Directive
Your task is to give the listing below back word for word, pictures excluded.

Provided data
┏━━
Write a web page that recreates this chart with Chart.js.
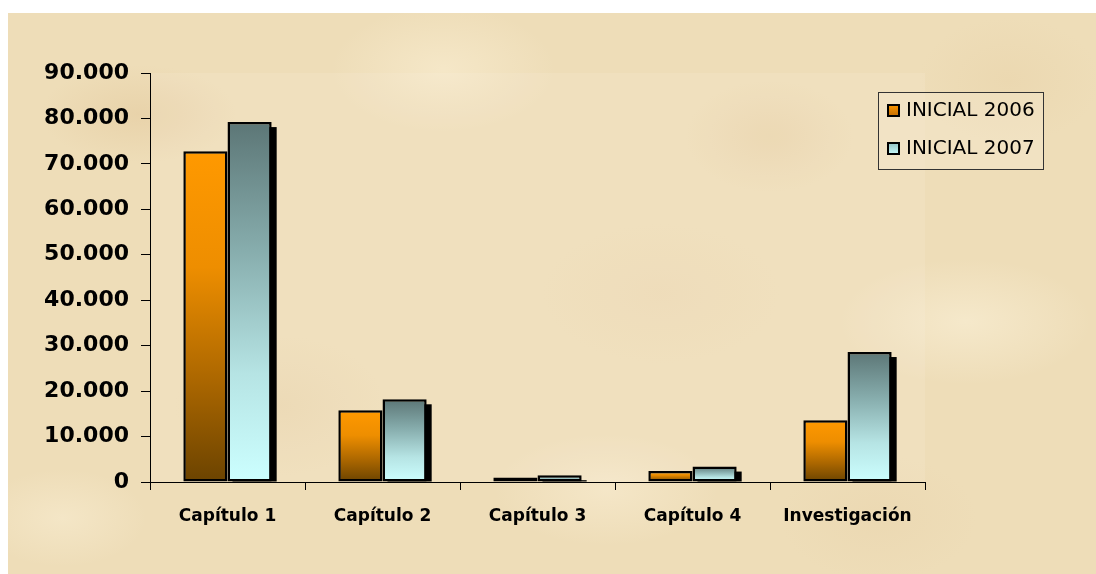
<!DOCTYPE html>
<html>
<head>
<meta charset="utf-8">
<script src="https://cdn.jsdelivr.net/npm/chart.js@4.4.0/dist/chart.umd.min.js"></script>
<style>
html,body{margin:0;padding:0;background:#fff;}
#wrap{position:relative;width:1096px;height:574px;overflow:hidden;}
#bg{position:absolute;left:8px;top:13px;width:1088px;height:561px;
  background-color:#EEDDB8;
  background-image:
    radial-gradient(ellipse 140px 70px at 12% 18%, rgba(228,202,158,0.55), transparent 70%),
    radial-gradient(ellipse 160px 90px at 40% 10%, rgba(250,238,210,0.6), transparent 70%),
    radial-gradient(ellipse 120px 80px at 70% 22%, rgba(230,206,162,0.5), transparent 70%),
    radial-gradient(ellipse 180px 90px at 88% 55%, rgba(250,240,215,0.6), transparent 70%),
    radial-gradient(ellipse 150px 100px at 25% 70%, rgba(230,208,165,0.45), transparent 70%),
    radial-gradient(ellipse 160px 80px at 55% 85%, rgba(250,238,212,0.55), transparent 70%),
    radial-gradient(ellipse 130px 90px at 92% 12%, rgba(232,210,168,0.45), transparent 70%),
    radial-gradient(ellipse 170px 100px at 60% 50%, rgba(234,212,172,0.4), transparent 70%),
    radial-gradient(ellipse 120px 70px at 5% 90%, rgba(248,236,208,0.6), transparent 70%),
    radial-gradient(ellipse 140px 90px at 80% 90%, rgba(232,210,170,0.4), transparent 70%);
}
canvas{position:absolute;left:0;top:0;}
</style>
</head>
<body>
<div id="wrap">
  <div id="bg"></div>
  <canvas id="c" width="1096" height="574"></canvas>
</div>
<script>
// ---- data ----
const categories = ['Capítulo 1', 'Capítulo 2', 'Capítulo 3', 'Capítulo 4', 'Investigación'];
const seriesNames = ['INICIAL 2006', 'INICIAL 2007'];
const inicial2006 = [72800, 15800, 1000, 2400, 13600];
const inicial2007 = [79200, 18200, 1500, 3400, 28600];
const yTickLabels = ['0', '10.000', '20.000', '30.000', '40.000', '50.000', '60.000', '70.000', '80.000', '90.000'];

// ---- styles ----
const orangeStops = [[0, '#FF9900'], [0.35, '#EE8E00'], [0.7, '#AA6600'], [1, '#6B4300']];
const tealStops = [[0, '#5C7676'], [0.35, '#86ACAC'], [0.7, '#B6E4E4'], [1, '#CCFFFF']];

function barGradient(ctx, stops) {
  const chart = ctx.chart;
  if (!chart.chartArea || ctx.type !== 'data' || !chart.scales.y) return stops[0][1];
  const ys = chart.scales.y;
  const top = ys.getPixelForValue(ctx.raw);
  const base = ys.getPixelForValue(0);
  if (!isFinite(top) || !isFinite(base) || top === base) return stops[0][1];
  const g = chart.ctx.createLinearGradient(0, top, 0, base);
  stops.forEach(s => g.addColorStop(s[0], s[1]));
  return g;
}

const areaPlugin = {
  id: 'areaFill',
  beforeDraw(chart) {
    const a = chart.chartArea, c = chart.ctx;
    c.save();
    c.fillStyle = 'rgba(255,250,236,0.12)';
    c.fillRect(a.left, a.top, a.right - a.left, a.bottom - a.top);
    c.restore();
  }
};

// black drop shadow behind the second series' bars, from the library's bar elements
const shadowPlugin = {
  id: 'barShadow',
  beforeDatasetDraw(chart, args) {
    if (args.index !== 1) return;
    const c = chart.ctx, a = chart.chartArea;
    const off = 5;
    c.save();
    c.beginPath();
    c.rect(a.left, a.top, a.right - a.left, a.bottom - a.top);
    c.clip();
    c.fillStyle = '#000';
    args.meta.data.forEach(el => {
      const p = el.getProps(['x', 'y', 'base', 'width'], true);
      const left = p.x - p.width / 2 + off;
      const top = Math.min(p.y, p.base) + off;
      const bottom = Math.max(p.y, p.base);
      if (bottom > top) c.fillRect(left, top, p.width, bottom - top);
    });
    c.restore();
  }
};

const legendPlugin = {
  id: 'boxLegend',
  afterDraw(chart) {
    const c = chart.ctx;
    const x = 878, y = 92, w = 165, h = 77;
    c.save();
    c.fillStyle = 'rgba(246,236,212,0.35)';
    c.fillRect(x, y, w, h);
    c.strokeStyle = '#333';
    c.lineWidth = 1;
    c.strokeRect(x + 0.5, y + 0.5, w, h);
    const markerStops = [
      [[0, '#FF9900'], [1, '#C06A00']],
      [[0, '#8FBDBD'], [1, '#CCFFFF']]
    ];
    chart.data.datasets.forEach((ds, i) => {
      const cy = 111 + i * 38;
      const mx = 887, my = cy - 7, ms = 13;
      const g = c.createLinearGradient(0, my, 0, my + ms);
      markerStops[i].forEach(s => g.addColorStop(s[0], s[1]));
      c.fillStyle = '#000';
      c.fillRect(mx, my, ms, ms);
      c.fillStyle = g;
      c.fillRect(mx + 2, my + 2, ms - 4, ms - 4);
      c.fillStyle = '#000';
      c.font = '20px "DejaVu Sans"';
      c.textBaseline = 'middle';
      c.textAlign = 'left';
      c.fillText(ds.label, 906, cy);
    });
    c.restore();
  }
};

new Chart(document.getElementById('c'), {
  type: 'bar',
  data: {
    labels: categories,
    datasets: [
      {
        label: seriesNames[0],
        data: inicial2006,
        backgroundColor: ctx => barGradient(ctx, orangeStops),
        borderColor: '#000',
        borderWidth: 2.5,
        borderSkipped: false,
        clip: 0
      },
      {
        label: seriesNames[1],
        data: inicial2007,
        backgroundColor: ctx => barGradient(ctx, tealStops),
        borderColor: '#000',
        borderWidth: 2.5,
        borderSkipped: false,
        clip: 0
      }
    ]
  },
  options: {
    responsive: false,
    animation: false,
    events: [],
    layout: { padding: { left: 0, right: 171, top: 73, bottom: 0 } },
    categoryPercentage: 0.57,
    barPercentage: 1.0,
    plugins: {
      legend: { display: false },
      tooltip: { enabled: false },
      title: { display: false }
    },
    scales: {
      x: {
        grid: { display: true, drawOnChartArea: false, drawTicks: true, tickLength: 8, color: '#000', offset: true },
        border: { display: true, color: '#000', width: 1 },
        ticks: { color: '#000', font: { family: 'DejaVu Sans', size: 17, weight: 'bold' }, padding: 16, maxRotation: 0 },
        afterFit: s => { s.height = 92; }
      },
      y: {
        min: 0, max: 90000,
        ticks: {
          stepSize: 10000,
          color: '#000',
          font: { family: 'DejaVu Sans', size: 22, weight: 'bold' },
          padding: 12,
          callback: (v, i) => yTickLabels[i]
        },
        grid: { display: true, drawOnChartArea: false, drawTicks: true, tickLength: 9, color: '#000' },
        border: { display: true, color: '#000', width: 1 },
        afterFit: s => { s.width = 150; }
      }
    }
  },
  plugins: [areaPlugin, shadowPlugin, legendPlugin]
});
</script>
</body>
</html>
┗━━
Result
Write a web page that recreates this chart with Chart.js.
<!DOCTYPE html>
<html>
<head>
<meta charset="utf-8">
<script src="https://cdn.jsdelivr.net/npm/chart.js@4.4.0/dist/chart.umd.min.js"></script>
<style>
html,body{margin:0;padding:0;background:#fff;}
#wrap{position:relative;width:1096px;height:574px;overflow:hidden;}
#bg{position:absolute;left:8px;top:13px;width:1088px;height:561px;
  background-color:#EEDDB8;
  background-image:
    radial-gradient(ellipse 140px 70px at 12% 18%, rgba(228,202,158,0.55), transparent 70%),
    radial-gradient(ellipse 160px 90px at 40% 10%, rgba(250,238,210,0.6), transparent 70%),
    radial-gradient(ellipse 120px 80px at 70% 22%, rgba(230,206,162,0.5), transparent 70%),
    radial-gradient(ellipse 180px 90px at 88% 55%, rgba(250,240,215,0.6), transparent 70%),
    radial-gradient(ellipse 150px 100px at 25% 70%, rgba(230,208,165,0.45), transparent 70%),
    radial-gradient(ellipse 160px 80px at 55% 85%, rgba(250,238,212,0.55), transparent 70%),
    radial-gradient(ellipse 130px 90px at 92% 12%, rgba(232,210,168,0.45), transparent 70%),
    radial-gradient(ellipse 170px 100px at 60% 50%, rgba(234,212,172,0.4), transparent 70%),
    radial-gradient(ellipse 120px 70px at 5% 90%, rgba(248,236,208,0.6), transparent 70%),
    radial-gradient(ellipse 140px 90px at 80% 90%, rgba(232,210,170,0.4), transparent 70%);
}
canvas{position:absolute;left:0;top:0;}
</style>
</head>
<body>
<div id="wrap">
  <div id="bg"></div>
  <canvas id="c" width="1096" height="574"></canvas>
</div>
<script>
// ---- data ----
const categories = ['Capítulo 1', 'Capítulo 2', 'Capítulo 3', 'Capítulo 4', 'Investigación'];
const seriesNames = ['INICIAL 2006', 'INICIAL 2007'];
const inicial2006 = [72800, 15800, 1000, 2400, 13600];
const inicial2007 = [79200, 18200, 1500, 3400, 28600];
const yTickLabels = ['0', '10.000', '20.000', '30.000', '40.000', '50.000', '60.000', '70.000', '80.000', '90.000'];

// ---- styles ----
const orangeStops = [[0, '#FF9900'], [0.35, '#EE8E00'], [0.7, '#AA6600'], [1, '#6B4300']];
const tealStops = [[0, '#5C7676'], [0.35, '#86ACAC'], [0.7, '#B6E4E4'], [1, '#CCFFFF']];

function barGradient(ctx, stops) {
  const chart = ctx.chart;
  if (!chart.chartArea || ctx.type !== 'data' || !chart.scales.y) return stops[0][1];
  const ys = chart.scales.y;
  const top = ys.getPixelForValue(ctx.raw);
  const base = ys.getPixelForValue(0);
  if (!isFinite(top) || !isFinite(base) || top === base) return stops[0][1];
  const g = chart.ctx.createLinearGradient(0, top, 0, base);
  stops.forEach(s => g.addColorStop(s[0], s[1]));
  return g;
}

const areaPlugin = {
  id: 'areaFill',
  beforeDraw(chart) {
    const a = chart.chartArea, c = chart.ctx;
    c.save();
    c.fillStyle = 'rgba(255,250,236,0.12)';
    c.fillRect(a.left, a.top, a.right - a.left, a.bottom - a.top);
    c.restore();
  }
};

// black drop shadow behind the second series' bars, from the library's bar elements
const shadowPlugin = {
  id: 'barShadow',
  beforeDatasetDraw(chart, args) {
    if (args.index !== 1) return;
    const c = chart.ctx, a = chart.chartArea;
    const off = 5;
    c.save();
    c.beginPath();
    c.rect(a.left, a.top, a.right - a.left, a.bottom - a.top);
    c.clip();
    c.fillStyle = '#000';
    args.meta.data.forEach(el => {
      const p = el.getProps(['x', 'y', 'base', 'width'], true);
      const left = p.x - p.width / 2 + off;
      const top = Math.min(p.y, p.base) + off;
      const bottom = Math.max(p.y, p.base);
      if (bottom > top) c.fillRect(left, top, p.width, bottom - top);
    });
    c.restore();
  }
};

const legendPlugin = {
  id: 'boxLegend',
  afterDraw(chart) {
    const c = chart.ctx;
    const x = 878, y = 92, w = 165, h = 77;
    c.save();
    c.fillStyle = 'rgba(246,236,212,0.35)';
    c.fillRect(x, y, w, h);
    c.strokeStyle = '#333';
    c.lineWidth = 1;
    c.strokeRect(x + 0.5, y + 0.5, w, h);
    const markerStops = [
      [[0, '#FF9900'], [1, '#C06A00']],
      [[0, '#8FBDBD'], [1, '#CCFFFF']]
    ];
    chart.data.datasets.forEach((ds, i) => {
      const cy = 111 + i * 38;
      const mx = 887, my = cy - 7, ms = 13;
      const g = c.createLinearGradient(0, my, 0, my + ms);
      markerStops[i].forEach(s => g.addColorStop(s[0], s[1]));
      c.fillStyle = '#000';
      c.fillRect(mx, my, ms, ms);
      c.fillStyle = g;
      c.fillRect(mx + 2, my + 2, ms - 4, ms - 4);
      c.fillStyle = '#000';
      c.font = '20px "DejaVu Sans"';
      c.textBaseline = 'middle';
      c.textAlign = 'left';
      c.fillText(ds.label, 906, cy);
    });
    c.restore();
  }
};

new Chart(document.getElementById('c'), {
  type: 'bar',
  data: {
    labels: categories,
    datasets: [
      {
        label: seriesNames[0],
        data: inicial2006,
        backgroundColor: ctx => barGradient(ctx, orangeStops),
        borderColor: '#000',
        borderWidth: 2.5,
        borderSkipped: false,
        clip: 0
      },
      {
        label: seriesNames[1],
        data: inicial2007,
        backgroundColor: ctx => barGradient(ctx, tealStops),
        borderColor: '#000',
        borderWidth: 2.5,
        borderSkipped: false,
        clip: 0
      }
    ]
  },
  options: {
    responsive: false,
    animation: false,
    events: [],
    layout: { padding: { left: 0, right: 171, top: 73, bottom: 0 } },
    categoryPercentage: 0.57,
    barPercentage: 1.0,
    plugins: {
      legend: { display: false },
      tooltip: { enabled: false },
      title: { display: false }
    },
    scales: {
      x: {
        grid: { display: true, drawOnChartArea: false, drawTicks: true, tickLength: 8, color: '#000', offset: true },
        border: { display: true, color: '#000', width: 1 },
        ticks: { color: '#000', font: { family: 'DejaVu Sans', size: 17, weight: 'bold' }, padding: 16, maxRotation: 0 },
        afterFit: s => { s.height = 92; }
      },
      y: {
        min: 0, max: 90000,
        ticks: {
          stepSize: 10000,
          color: '#000',
          font: { family: 'DejaVu Sans', size: 22, weight: 'bold' },
          padding: 12,
          callback: (v, i) => yTickLabels[i]
        },
        grid: { display: true, drawOnChartArea: false, drawTicks: true, tickLength: 9, color: '#000' },
        border: { display: true, color: '#000', width: 1 },
        afterFit: s => { s.width = 150; }
      }
    }
  },
  plugins: [areaPlugin, shadowPlugin, legendPlugin]
});
</script>
</body>
</html>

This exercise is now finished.